Noting that bank failures far predate the establishment of “living wills,” as defined under Sec. 165(d) of the Dodd-Frank Act, Gould advocated for a dialogue about prospect of substantially paring back the current framework with a focus on rebuilding regulators’ core resolution capabilities.
He also questioned the legal basis for certain resolution planning requirements placed on the nation’s largest and most complex covered insured depository institutions (CIDIs) regulated by the Federal Deposit Insurance Corp. (FDIC). Specifically, he said agency’s CIDI plan requirements seem, to some extent, to be an attempt to shift the FDIC’s statutory responsibilities to the banks they regulate.
“One of the FDIC’s core statutory missions is acting as receiver in the event of a bank’s failure,” Gould said. “I do not believe the FDIC should outsource the very reason for its existence to a third party, much less to a bank that is the object of its resolution authority. In its earlier iterations and still to an extent today, the CIDI Plan requirement seems an attempt to shift the FDIC’s own statutory responsibilities to banks.”
He argued that this approach has not demonstrably reduced losses to the Deposit Insurance Fund , pointing to the 2023 failures of Silicon Valley Bank and First Republic Bank, which were significant drains on the fund despite years of resolution planning by both banks.
“These bank failures raise important questions about the FDIC’s readiness to resolve regional and even midsize banks, notwithstanding decades of statutory reforms and major investments by the agency and by the banks into resolution planning,” Gould contended. “Following these failures, the FDIC Office of the Inspector General ‘determined that the agency’s readiness to resolve large regional banks under the FDI Act was not sufficiently mature to facilitate consistently efficient response efforts in a potential crisis failure environment.’ Similar concerns have been echoed by others in the banking industry.”
Gould cited data published by New York University School of Law Professor Michael Ohlrogge indicated that, since the start of the financial crisis, the U.S. has seen a dramatic increase in FDIC costs of resolving failed banks. Ohlrogge estimated these resolutions have “resulted in at least $45 billion in additional resolution expenses over the past 15 years,” with “$41 billion attributable to new inefficiencies in the resolution process.”
With these numbers in mind, Gould said he is concerned that resolution planning activities have contributed to the decline in the FDIC’s performance.
He urged the FDIC to continue moving away from CIDIs and instead invest in internal resolution execution capabilities, expressing optimism that such a shift was already underway under FDIC Chairman Travis Hill.
“On the upside and with new leadership, there are signs that the FDIC is taking a more critical and self-aware look at its role in bank resolutions than it has thus far,” Gould said.
He went on to stress the importance of working to preserve public confidence in institutions and agencies for the banking industry, but that doing is counterproductive if it “discourages tough conversations, impedes public transparency, or frustrates addressing underlying problems.”

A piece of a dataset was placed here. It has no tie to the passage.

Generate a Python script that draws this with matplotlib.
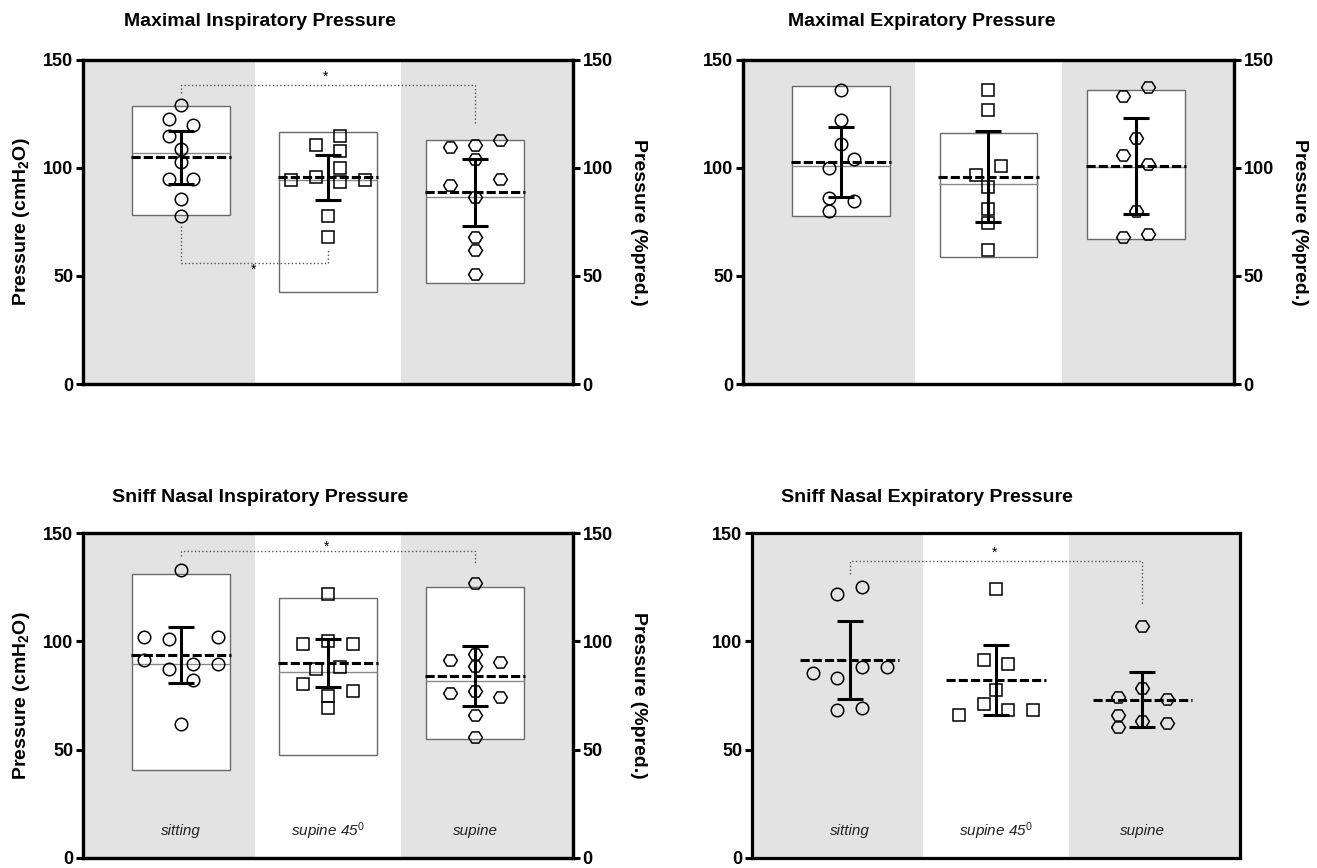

While he acknowledged that 165(d) plans have a clear statutory basis and make more conceptual sense because they operate under the Bankruptcy Code, he said their implementation has been undermined by excessive reliance on informal guidance, shifting expectations and highly technical models functioning as de facto binding requirements.
He did not provide a fixed timetable but indicated that some FDIC “capabilities testing” was planned for early 2026 and signaled support for near-term reforms rather than incremental adjustments.